Saturday, July 1, 2017

Doth Coupland



Back in the early-1990s, when the St. Marks Poetry Project still put out its newspaper, I remember reading a reference to Douglas Coupland that described him as an "Establishment poster boy." Just what that Establishment looks like today is a little more complicated, though we know it when we see it, right?


Doug has been a target of late, and it's not surprising. Some might say it's about time, while others might wonder, what's the point -- there's no there there. Criticizing what ails you, as Samuel Beckett reminded us more than once, only makes that which ails you stronger. Better to ignore.


But to those who wonder, let's not forget that Vancouver writer/Toronto artist Douglas Coupland is as much a perceptual entity whose observations have real consequences as he is an instance of 3D printed click-bait for the laziest and most powerful among us.


In 2015 Canadian Art editor/co-publisher David Balzer received a writing prize from a mysterious organization for a critical review of Doug's ROM exhibition.

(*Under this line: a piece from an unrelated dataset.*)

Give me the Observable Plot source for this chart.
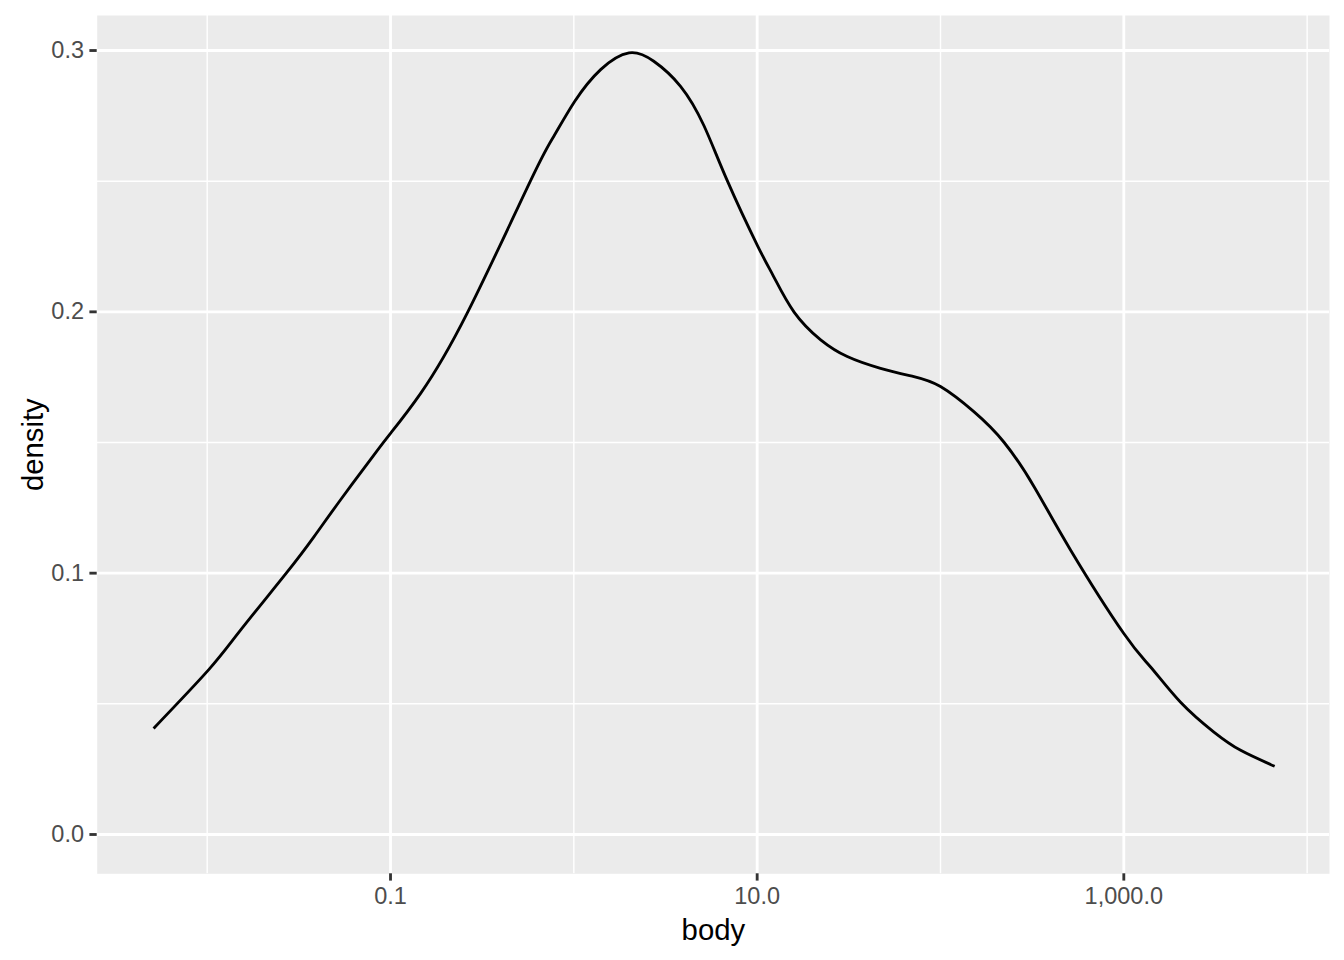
<!DOCTYPE html>
<html><head><meta charset="utf-8">
<script src="https://cdn.jsdelivr.net/npm/d3@7"></script>
<script src="https://cdn.jsdelivr.net/npm/@observablehq/plot@0.6"></script>
<style>html,body{margin:0;padding:0;background:#fff;}</style>
</head><body><div id="chart"></div>
<script>
const body = [0.0051, 0.0102, 0.0152, 0.027, 0.0382, 0.0533, 0.0811, 0.1, 0.146, 0.262, 0.581, 0.778, 1.01, 1.4, 2.0, 2.73, 3.82, 5.12, 6.87, 10.1, 12.3, 15.9, 22.2, 31.0, 47.1, 71.6, 100, 152, 222, 324, 513, 1000, 1400, 2040, 3100, 4340, 6650];
const density = [0.0406, 0.0631, 0.0782, 0.1, 0.1139, 0.128, 0.1452, 0.1535, 0.1688, 0.1995, 0.2502, 0.2672, 0.2805, 0.2927, 0.2991, 0.2959, 0.2863, 0.2713, 0.2502, 0.2250, 0.2135, 0.1999, 0.1893, 0.1829, 0.1784, 0.1752, 0.1714, 0.1618, 0.1501, 0.1331, 0.1088, 0.0769, 0.0641, 0.0506, 0.0392, 0.0322, 0.0261];

const xMajorTicks = [0.1, 10, 1000];
const xTickLabels = ["0.1", "10.0", "1,000.0"];
const xMinorTicks = [0.01, 1, 100, 10000];
const yMajorTicks = [0, 0.1, 0.2, 0.3];
const yTickLabels = ["0.0", "0.1", "0.2", "0.3"];
const yMinorTicks = [0.05, 0.15, 0.25];
const xTitle = "body";
const yTitle = "density";

const data = body.map((b, i) => ({body: b, density: density[i]}));
const xLab = new Map(xMajorTicks.map((t, i) => [t, xTickLabels[i]]));
const yLab = new Map(yMajorTicks.map((t, i) => [t, yTickLabels[i]]));

const chart = Plot.plot({
  width: 1344,
  height: 960,
  marginLeft: 96.7,
  marginRight: 15,
  marginTop: 15,
  marginBottom: 86.7,
  style: {fontFamily: "'Liberation Sans', Arial, sans-serif", fontSize: "23.5px", background: "#ffffff", color: "#000"},
  x: {type: "log", domain: [0.002512, 13243], label: null},
  y: {domain: [-0.01504, 0.3134], label: null},
  marks: [
    Plot.frame({fill: "#EBEBEB", stroke: "none"}),
    Plot.ruleX(xMinorTicks, {stroke: "#ffffff", strokeWidth: 1.42}),
    Plot.ruleY(yMinorTicks, {stroke: "#ffffff", strokeWidth: 1.42}),
    Plot.ruleX(xMajorTicks, {stroke: "#ffffff", strokeWidth: 2.84}),
    Plot.ruleY(yMajorTicks, {stroke: "#ffffff", strokeWidth: 2.84}),
    Plot.line(data, {x: "body", y: "density", stroke: "#000000", strokeWidth: 2.84, curve: "natural", strokeLinecap: "butt"}),
    Plot.axisX({ticks: xMajorTicks, tickFormat: d => xLab.get(d), tickSize: 7.3, tickPadding: 5.9, stroke: "#333333", fill: "#4D4D4D", strokeWidth: 2.84, label: null}),
    Plot.axisY({ticks: yMajorTicks, tickFormat: d => yLab.get(d), tickSize: 7.3, tickPadding: 5.9, stroke: "#333333", fill: "#4D4D4D", strokeWidth: 2.84, label: null}),
    Plot.text([xTitle], {text: d => d, frameAnchor: "bottom", textAnchor: "middle", lineAnchor: "middle", dy: 57, fontSize: 29.3, fill: "#000000"}),
    Plot.text([yTitle], {text: d => d, frameAnchor: "left", textAnchor: "middle", lineAnchor: "middle", rotate: -90, dx: -64, fontSize: 29.3, fill: "#000000"})
  ]
});
document.getElementById("chart").appendChild(chart);
</script>
</body></html>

Three weeks ago art historian Andrew Witt published a lopsided essay that focused a little too much (as in doth protest...) on Doug's honkey middle-class responses to postwar Vancouver street photography. And now yesterday David returns with an adapted talk that has Doug looking less like the Establishment's poster boy than one of its settler-colonial Omega Men: a know-it-all who doesn't know anything goddammiting his way through a world that, as revealed to us at the outset of this film reference, might be an hallucination.


Of these three texts, all are worth reading for various reasons, and I appreciate the writers taking the time to write them. But the question remains, Is Douglas Coupland a worthy subject of criticism? Could these writers' energies not be redirected from obvious targets like Douglas Coupland towards those that we who live and work in this (art) world assume we know but might benefit from knowing in a different way?

I still think Gabby Moser put it best when she wrote in an August 20, 2013 Canadian Art online post: "Coupland's work looks like what popular culture would have us think contemporary art is supposed to look like."